Morgan Stanley bond strategists, in a recent note, point out that as rates rise, the need to buy U.S. debt may not be "as extreme." There have been some signs of a slowdown already this year they note with the biggest outflow of Japanese investors from U.S. credit since October 2015. Japanese buyers are finding other instruments increasingly attractive, when considering currency hedges.

"The big risk is that when the cycle turns, global 'higher-quality' buyers may realize they have more 'credit risk' in portfolios than they appreciated, and these flows temporarily turn the other way," the strategists note. They say low volatility may be masking liquidity risks.

"Flows from Taiwan have remained positive, but anecdotally, an increase in Formosa and local issuance in Taiwan has diverted flows away from U.S. credit into the domestic market. In addition, European investors also started the year as net sellers of U.S. credit," the Morgan Stanley authors wrote.

The hunt for yield by foreign buyers also helped support a surge in U.S. debt offerings. U.S. corporations sold a record $1.3 trillion in investment-grade debt last year, and are on track for another record this year with $451 billion year to date, according to Informa Global Markets.

Foreign ownership is nothing new, and it has been on the rise since the mid-1990s. Morgan Stanley reports that in 2016, foreign investors held 28.7 percent of the U.S. credit market, up from 26.5 percent the year earlier and 23 percent in 2011. Analysts say the rise in corporate debt holdings also parallels a decline in foreign ownership in the U.S. Treasury market, where the Fed is the largest holder.
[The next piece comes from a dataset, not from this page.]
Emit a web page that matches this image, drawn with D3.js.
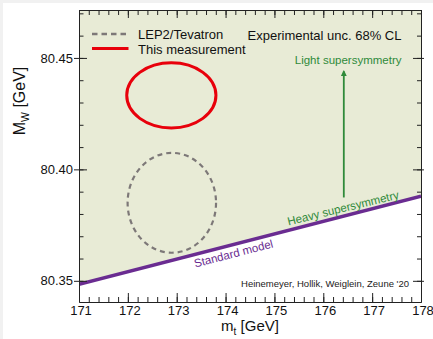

Life insurance companies, once the largest holders in the credit market, are now second-biggest holder, with 21.5 percent in 2016, up from 20.7 percent in 2015, according to Morgan Stanley. That group held nearly 50 percent of the corporate bond market in 1990.

Households, including retail investors, fell sharply in 2016 to 6.5 percent from 9.7 percent. Financial institutions' ownership stake has dropped in the corporate bond market, and is lower by about half from 2008, as banks de-leveraged. They now hold 8.1 percent.